Having told the Department in a call shortly after 10am that morning that she forgot to mention the remuneration committee’s involvement in the Collins deal, Ms Ní Raghallaigh said the first response of officials was to relay the Minister’s disappointment and say that would be reflected in a letter to her.

“I asked them to request the Minister not to send the letter because it would not be in the best interests of RTÉ as it would in effect, put this matter, which had been dealt with at the remuneration committee a number of months ago, right back in the arena with no positive purpose and would make my position as chair untenable,” she said.

“It is inaccurate to state anything other than that I told the secretary general of the Department about the decision of the remuneration committee in respect of the Richard Collins case. I have no doubt at all on that matter.”

She continued: “After all, the purpose of the phone call on October 10th 2023 was to report on the outcome of the mediation with Mr Collins’ lawyers the day before as instructed to the remuneration committee and recorded in the minutes.
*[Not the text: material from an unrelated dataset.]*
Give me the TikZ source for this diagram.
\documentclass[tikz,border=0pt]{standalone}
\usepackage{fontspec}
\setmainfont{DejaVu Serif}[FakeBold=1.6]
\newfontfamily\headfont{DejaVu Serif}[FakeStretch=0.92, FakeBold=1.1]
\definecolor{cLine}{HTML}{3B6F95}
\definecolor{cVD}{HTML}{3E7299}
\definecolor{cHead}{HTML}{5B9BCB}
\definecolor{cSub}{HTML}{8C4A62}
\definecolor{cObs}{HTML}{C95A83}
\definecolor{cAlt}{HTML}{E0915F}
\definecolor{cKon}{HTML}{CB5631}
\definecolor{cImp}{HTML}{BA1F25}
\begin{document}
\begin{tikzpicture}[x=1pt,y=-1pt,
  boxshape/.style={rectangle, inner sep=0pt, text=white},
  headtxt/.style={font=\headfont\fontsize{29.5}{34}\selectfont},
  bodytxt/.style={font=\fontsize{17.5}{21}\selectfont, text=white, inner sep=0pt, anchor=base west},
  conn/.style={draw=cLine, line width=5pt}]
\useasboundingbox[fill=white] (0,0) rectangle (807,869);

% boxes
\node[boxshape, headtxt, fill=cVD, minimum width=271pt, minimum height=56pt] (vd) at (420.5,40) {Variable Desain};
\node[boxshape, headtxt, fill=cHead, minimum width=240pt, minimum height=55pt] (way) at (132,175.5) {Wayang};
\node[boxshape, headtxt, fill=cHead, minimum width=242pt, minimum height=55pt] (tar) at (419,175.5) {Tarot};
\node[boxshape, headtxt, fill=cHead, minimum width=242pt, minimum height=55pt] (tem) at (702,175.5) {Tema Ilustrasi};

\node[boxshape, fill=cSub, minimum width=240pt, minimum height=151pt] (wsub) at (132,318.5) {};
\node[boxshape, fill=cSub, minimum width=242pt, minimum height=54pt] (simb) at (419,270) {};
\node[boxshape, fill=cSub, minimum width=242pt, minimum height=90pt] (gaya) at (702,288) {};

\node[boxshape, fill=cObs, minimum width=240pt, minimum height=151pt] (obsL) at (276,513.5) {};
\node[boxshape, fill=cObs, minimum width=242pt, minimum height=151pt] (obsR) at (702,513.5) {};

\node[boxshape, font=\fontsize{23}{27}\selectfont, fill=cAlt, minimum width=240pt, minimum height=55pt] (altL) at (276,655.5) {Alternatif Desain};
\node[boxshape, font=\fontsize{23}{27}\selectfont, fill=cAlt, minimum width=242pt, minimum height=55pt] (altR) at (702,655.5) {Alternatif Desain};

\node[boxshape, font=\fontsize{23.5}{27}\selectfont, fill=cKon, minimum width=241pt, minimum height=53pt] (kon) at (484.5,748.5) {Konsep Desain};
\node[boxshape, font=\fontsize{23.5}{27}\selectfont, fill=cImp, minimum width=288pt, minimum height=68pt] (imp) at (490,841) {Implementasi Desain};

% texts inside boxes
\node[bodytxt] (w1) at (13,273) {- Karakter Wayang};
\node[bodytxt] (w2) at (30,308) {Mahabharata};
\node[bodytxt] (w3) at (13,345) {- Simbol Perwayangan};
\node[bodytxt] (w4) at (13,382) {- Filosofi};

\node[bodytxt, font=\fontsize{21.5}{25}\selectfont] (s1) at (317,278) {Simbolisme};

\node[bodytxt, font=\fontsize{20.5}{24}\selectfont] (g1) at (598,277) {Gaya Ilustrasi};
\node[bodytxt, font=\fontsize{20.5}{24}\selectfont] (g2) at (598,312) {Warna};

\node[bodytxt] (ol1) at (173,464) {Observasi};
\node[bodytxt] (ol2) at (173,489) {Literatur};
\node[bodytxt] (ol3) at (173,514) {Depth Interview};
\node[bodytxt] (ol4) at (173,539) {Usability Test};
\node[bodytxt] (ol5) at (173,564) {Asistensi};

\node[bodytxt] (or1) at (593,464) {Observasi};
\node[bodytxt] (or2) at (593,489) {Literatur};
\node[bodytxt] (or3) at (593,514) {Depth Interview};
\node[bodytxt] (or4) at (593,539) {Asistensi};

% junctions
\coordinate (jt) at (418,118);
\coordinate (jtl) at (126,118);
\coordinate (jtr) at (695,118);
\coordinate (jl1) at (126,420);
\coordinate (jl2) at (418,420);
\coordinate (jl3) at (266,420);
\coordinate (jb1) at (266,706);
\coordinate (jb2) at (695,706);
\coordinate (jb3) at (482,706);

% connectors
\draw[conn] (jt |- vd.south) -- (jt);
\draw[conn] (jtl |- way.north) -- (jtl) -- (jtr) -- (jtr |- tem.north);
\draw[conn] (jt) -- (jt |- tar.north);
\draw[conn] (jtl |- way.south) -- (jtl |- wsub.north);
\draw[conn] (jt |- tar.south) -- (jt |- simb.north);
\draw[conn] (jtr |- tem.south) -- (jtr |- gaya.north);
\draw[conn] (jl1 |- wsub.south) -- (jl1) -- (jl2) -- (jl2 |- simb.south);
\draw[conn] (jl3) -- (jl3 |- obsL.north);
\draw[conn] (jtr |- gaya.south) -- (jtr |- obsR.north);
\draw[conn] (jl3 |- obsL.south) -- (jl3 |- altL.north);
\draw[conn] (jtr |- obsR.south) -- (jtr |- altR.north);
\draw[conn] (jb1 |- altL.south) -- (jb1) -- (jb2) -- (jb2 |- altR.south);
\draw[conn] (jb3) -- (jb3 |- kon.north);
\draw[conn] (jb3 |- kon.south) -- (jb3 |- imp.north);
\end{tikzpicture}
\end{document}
I explained this when asked on Thursday February 22nd and, when pressed, I conceded that I couldn’t possibly know if the detail of my conversation with the secretary general was passed on to the Minister as I was not a party to that conversation but that I would imagine that it had.”

She added: “A different construction is now being put on that, my use of the word ‘imagine’ is now being misrepresented.”
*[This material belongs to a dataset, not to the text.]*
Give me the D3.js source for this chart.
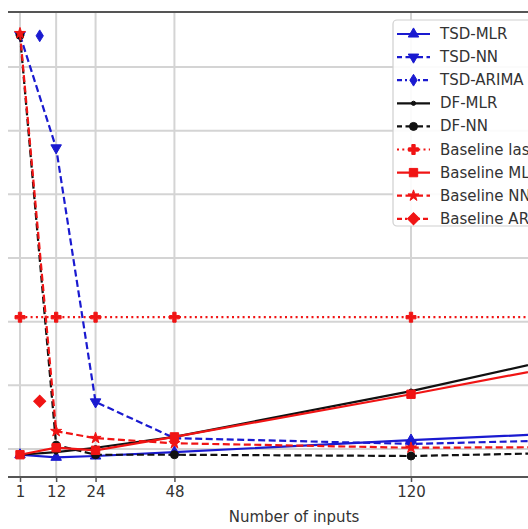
<!DOCTYPE html>
<html><head><meta charset="utf-8">
<script src="https://cdn.jsdelivr.net/npm/d3@7"></script>
<style>body{margin:0;background:#fff}svg{display:block;overflow:hidden}</style>
</head><body><svg id="c" width="528" height="529"></svg>
<script>
// ---- data ----
const inputs = [1, 12, 24, 48, 120, 168];
const arimaInput = [7];
const xTicks = [1, 12, 24, 48, 120];
const yGrid = [0, 1, 2, 3, 4, 5, 6];

const tsdMLR = [-0.09, -0.13, -0.11, -0.05, 0.14, 0.25];
const tsdNN = [6.50, 4.73, 0.74, 0.17, 0.08, 0.14];
const tsdARIMA = [6.49];
const dfMLR = [-0.09, -0.05, 0.02, 0.19, 0.91, 1.46];
const dfNN = [6.50, 0.06, -0.09, -0.09, -0.11, -0.06];
const baseLast = [2.07, 2.07, 2.07, 2.07, 2.07, 2.07];
const baseMLR = [-0.09, 0.02, -0.02, 0.19, 0.86, 1.33];
const baseNN = [6.53, 0.28, 0.17, 0.09, 0.02, 0.03];
const baseARIMA = [0.75];

const seriesNames = ["TSD-MLR", "TSD-NN", "TSD-ARIMA", "DF-MLR", "DF-NN",
  "Baseline last", "Baseline MLR", "Baseline NN", "Baseline ARIMA"];

const BLUE = "#1a1ad0", RED = "#f01414", BLACK = "#111";
const DASH = "7,3.5", DOT = "2,3.3", DASHDOT = "10,3,2,3";

const series = [
  {name: seriesNames[0], x: inputs, y: tsdMLR, color: BLUE, dash: null, marker: "triUp"},
  {name: seriesNames[1], x: inputs, y: tsdNN, color: BLUE, dash: DASH, marker: "triDown"},
  {name: seriesNames[2], x: arimaInput, y: tsdARIMA, color: BLUE, dash: DASHDOT, marker: "thinDiamond"},
  {name: seriesNames[3], x: inputs, y: dfMLR, color: BLACK, dash: null, marker: "point"},
  {name: seriesNames[4], x: inputs, y: dfNN, color: BLACK, dash: DASH, marker: "circle"},
  {name: seriesNames[5], x: inputs, y: baseLast, color: RED, dash: DOT, marker: "plus"},
  {name: seriesNames[6], x: inputs, y: baseMLR, color: RED, dash: null, marker: "square"},
  {name: seriesNames[7], x: inputs, y: baseNN, color: RED, dash: DASH, marker: "star"},
  {name: seriesNames[8], x: arimaInput, y: baseARIMA, color: RED, dash: DASHDOT, marker: "diamond"}
];

// ---- layout ----
const svg = d3.select("#c");
const W = 528;
const axLeft = 8, axTop = 12, axBottom = 477;
const x = d3.scaleLinear().domain([1, 120]).range([20, 411]);
const y = d3.scaleLinear().domain([0, 6]).range([449, 67]);

const FONT = "DejaVu Sans, sans-serif";

// grid
const g = svg.append("g");
g.selectAll(".hg").data(yGrid).enter().append("line")
  .attr("x1", axLeft).attr("x2", W).attr("y1", d => y(d)).attr("y2", d => y(d))
  .attr("stroke", "#d4d4d4").attr("stroke-width", 2);
g.selectAll(".vg").data(xTicks).enter().append("line")
  .attr("x1", d => x(d)).attr("x2", d => x(d)).attr("y1", axTop).attr("y2", axBottom)
  .attr("stroke", "#d4d4d4").attr("stroke-width", 2);

// x axis
const xAxis = d3.axisBottom(x).tickValues(xTicks).tickSize(5).tickPadding(4).tickFormat(d3.format("d"));
const ax = svg.append("g").attr("transform", `translate(0,${axBottom})`).call(xAxis);
ax.select(".domain").remove();
ax.selectAll("line").attr("stroke", "#555").attr("stroke-width", 1.5);
ax.selectAll("text").attr("font-family", FONT).attr("font-size", 15).attr("fill", "#333");

// spines
svg.append("line").attr("x1", axLeft).attr("x2", W).attr("y1", axTop).attr("y2", axTop)
  .attr("stroke", "#555").attr("stroke-width", 2);
svg.append("line").attr("x1", axLeft).attr("x2", W).attr("y1", axBottom).attr("y2", axBottom)
  .attr("stroke", "#555").attr("stroke-width", 2);

svg.append("text").attr("x", 294).attr("y", 522).attr("text-anchor", "middle")
  .attr("font-family", FONT).attr("font-size", 15).attr("fill", "#333")
  .text("Number of inputs");

// markers
function markerPath(type) {
  switch (type) {
    case "triUp": return d3.symbol(d3.symbolTriangle, 48)();
    case "triDown": return d3.symbol(d3.symbolTriangle, 48)();
    case "thinDiamond": return d3.symbol(d3.symbolSquare, 70)();
    case "point": return d3.symbol(d3.symbolCircle, 14)();
    case "circle": return d3.symbol(d3.symbolCircle, 50)();
    case "plus": return d3.symbol(d3.symbolCross, 55)();
    case "square": return d3.symbol(d3.symbolSquare, 70)();
    case "star": return d3.symbol(d3.symbolStar, 38)();
    case "diamond": return d3.symbol(d3.symbolSquare, 72)();
  }
}
function markerTransform(type, px, py) {
  let t = `translate(${px},${py})`;
  if (type === "triDown") t += " rotate(180)";
  if (type === "thinDiamond") t += " scale(0.62,1) rotate(45)";
  if (type === "diamond") t += " rotate(45)";
  return t;
}

const line = d3.line().x(d => x(d[0])).y(d => y(d[1]));
const plot = svg.append("g");
series.forEach(s => {
  const pts = s.x.map((v, i) => [v, s.y[i]]);
  const p = plot.append("path").datum(pts).attr("d", line)
    .attr("fill", "none").attr("stroke", s.color).attr("stroke-width", 2.2);
  if (s.dash) p.attr("stroke-dasharray", s.dash);
  plot.selectAll(null).data(pts).enter().append("path")
    .attr("d", markerPath(s.marker))
    .attr("transform", d => markerTransform(s.marker, x(d[0]), y(d[1])))
    .attr("fill", s.color).attr("stroke", s.color).attr("stroke-width", 1);
});

// legend
const lg = svg.append("g");
lg.append("rect").attr("x", 393).attr("y", 20).attr("width", 200).attr("height", 206).attr("rx", 4)
  .attr("fill", "#fff").attr("fill-opacity", 0.9).attr("stroke", "#cfcfcf").attr("stroke-width", 1.2);
series.forEach((s, i) => {
  const cy = 34 + i * 23.1;
  const l = lg.append("line").attr("x1", 397).attr("x2", 430).attr("y1", cy).attr("y2", cy)
    .attr("stroke", s.color).attr("stroke-width", 2.2);
  if (s.dash) l.attr("stroke-dasharray", s.dash === DASHDOT ? "5,3,2,3" : s.dash).attr("stroke-dashoffset", s.dash === DASH ? 2 : 0);
  lg.append("path").attr("d", markerPath(s.marker))
    .attr("transform", markerTransform(s.marker, 413.5, cy))
    .attr("fill", s.color).attr("stroke", s.color).attr("stroke-width", 1);
  lg.append("text").attr("x", 440).attr("y", cy + 5)
    .attr("font-family", FONT).attr("font-size", 15).attr("fill", "#333")
    .text(s.name);
});
</script>
</body></html>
Ms Ní Raghallaigh said she had “really enjoyed” working with director general Kevin Bakhurst and the board “and we were excited about reaching our destination. Over the past 15 months as chair, my work has involved intensive and extensive inputs as the DG and the board worked through a range of matters.

“I hope that this work will continue, and that the DG is supported with a full complement of Board to expediate transformation and reform.”

In a statement on Monday evening, Ms Martin said: “I note the statement of the former chair. Last week, I outlined in detail the position of the Department officials and I on this matter.

“This included taking questions at a three and a half hour meeting of the Joint Oireachtas Committee and doing statements in the Dáil. Any Minister needs to rely on getting clear, timely and accurate information from the chair of a State body. This is particularly important at such a challenging time in RTÉ's history.

“I would again like to put on record my thanks to the former chair Siún Ní Raghallaigh for her dedication and commitment to RTÉ and public service broadcasting. An important step forward for RTÉ will be taken tomorrow when I seek Government approval for the appointment of a new chair and additional boards members. Upon appointment I will seek to meet the new chair and the director general in the coming days.”